1948年に人吉市で一家4人が殺傷された事件の犯人として逮捕された免田栄さん。死刑が確定したものの潔白を訴え、1983年に裁判のやり直し=再審で無罪となりました。

■免田栄さん(当時57)
「皆さんのおかげで自由社会に帰って来ました」

その後、2020年に95歳で亡くなるまで大牟田市で暮らしました。地元の集会所に預けた本は、主に獄中で読んだものです。その内容をたどると、死刑囚とされた男性が獄中で何を考え、学んでいったのかが浮かび上がってきました。

免田栄さんは、23歳で逮捕された当時は読み書きが苦手でした。獄中で漢字を覚え、34年あまりで読んだ本は約2000冊と言われています。

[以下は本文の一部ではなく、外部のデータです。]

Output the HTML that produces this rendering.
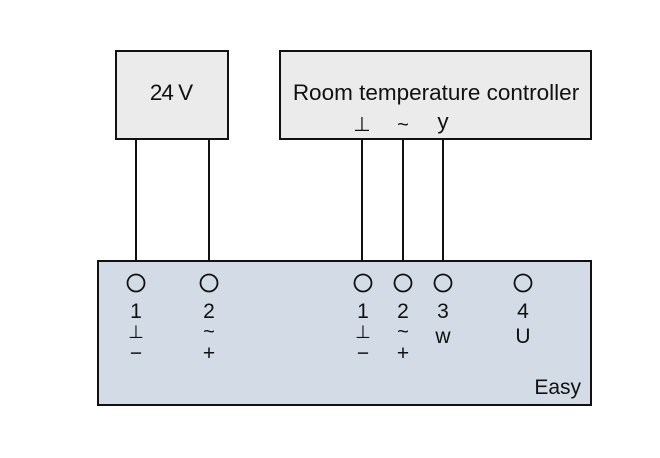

現在も残る約1000冊は、大牟田市の集会所で保管されていました。中には、24日に新たに見つかった本も。

■免田事件資料保存委員会 牧口敏孝さん
「冤罪の本がありました。なぜそういうのが起きるのか、人間とはいったいどういう間違いを犯してきたのか、そういうことを、たくさん本を読むことで何とか理解しようとしたんですよ。考え続けたんですよね」

この「免田栄文庫」が25日、熊本大学に移されました。本の目録作成や研究にあたっている、免田事件資料保存委員会の3人です。

■免田事件資料保存委員会 高峰武さん
「司法の在り方、獄中の死刑囚はどうやって無実を訴え続けてきたかということを考える時の大きな手がかりになると思う」

宗教関係の本は、死刑の恐怖を和らげるために読んだのでしょうか。「人間の歴史」について書かれた本には、免田さんが引いた赤い線が確認できます。死と隣り合わせの獄中生活の中で、免田さんが知識を求め続けたことがうかがえるといいます。

■免田事件資料保存委員会 牧口敏孝さん
「免田さんにとっては、読書は生きることだった。追究していくのは“人間とは何か”ということの結論を免田さんはどうとらえたのか。まだここは、これからです」

メンバーは引き続き研究を続け、来年度中の一般公開を目指すとしています。